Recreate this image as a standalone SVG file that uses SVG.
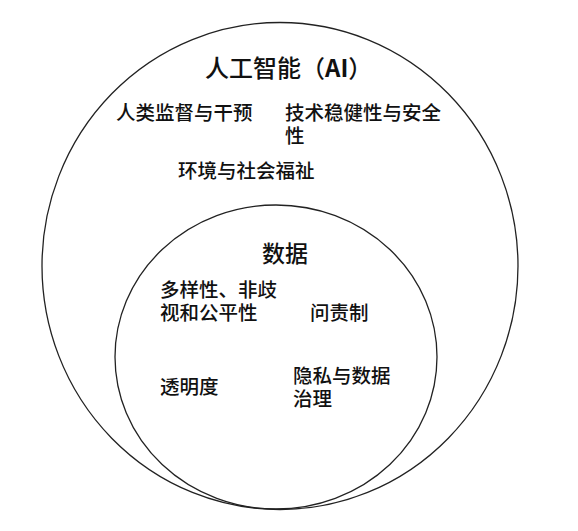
<svg xmlns="http://www.w3.org/2000/svg" width="578" height="531" viewBox="0 0 578 531">
<style>
.ring{fill:none;stroke:#222;stroke-width:1.3}
.t{font-family:"Noto Sans CJK SC","Noto Sans",sans-serif;fill:#111;font-size:19.5px;font-weight:500}
.h{font-size:24px}
.h2{font-size:23px}
</style>
<rect width="578" height="531" fill="#fff"/>
<g id="ai">
<ellipse class="ring" cx="280" cy="266" rx="238" ry="243.5"/>
<text class="t h" x="205" y="77">人工智能（<tspan font-weight="bold">AI</tspan>）</text>
<text class="t" x="116" y="120">人类监督与干预</text>
<text class="t" x="285" y="120">技术稳健性与安全</text>
<text class="t" x="285" y="143">性</text>
<text class="t" x="178" y="178">环境与社会福祉</text>
</g>
<g id="data">
<ellipse class="ring" cx="276" cy="357" rx="161" ry="152"/>
<text class="t h2" x="262" y="262">数据</text>
<text class="t" x="160" y="297">多样性、非歧</text>
<text class="t" x="160" y="320">视和公平性</text>
<text class="t" x="310" y="320">问责制</text>
<text class="t" x="160" y="394">透明度</text>
<text class="t" x="293" y="383">隐私与数据</text>
<text class="t" x="293" y="406">治理</text>
</g>
<g id="connectors"/>
</svg>
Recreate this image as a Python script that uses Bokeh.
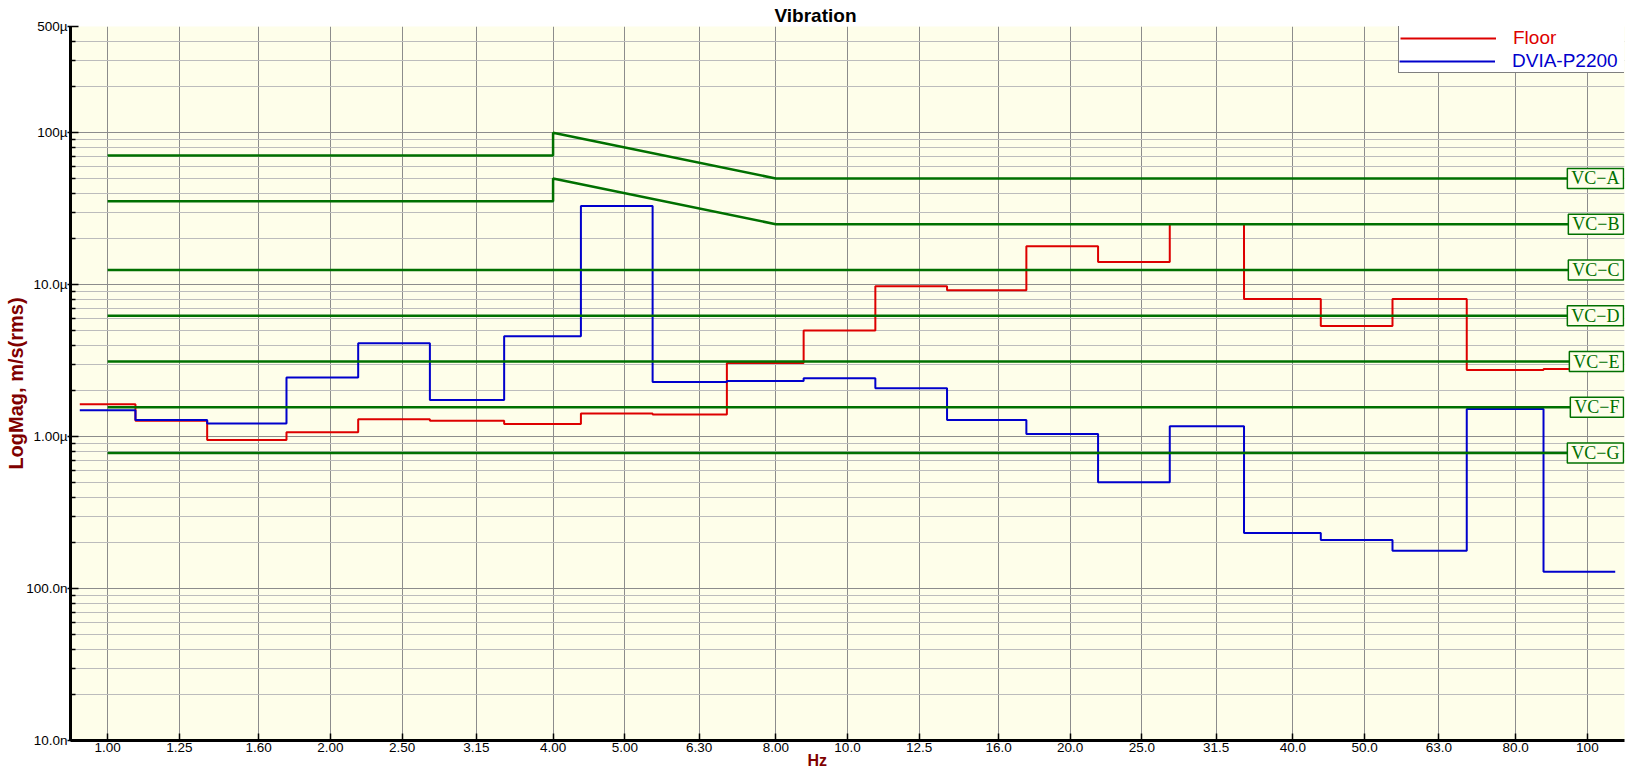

----------------------------------------

TASK GOAL: All lines in the data that contain the word "Recreate" should be copied.

TASK OUTPUT:
Recreate this image as a standalone SVG file that uses SVG.
Recreate this image as a Python script that uses Bokeh.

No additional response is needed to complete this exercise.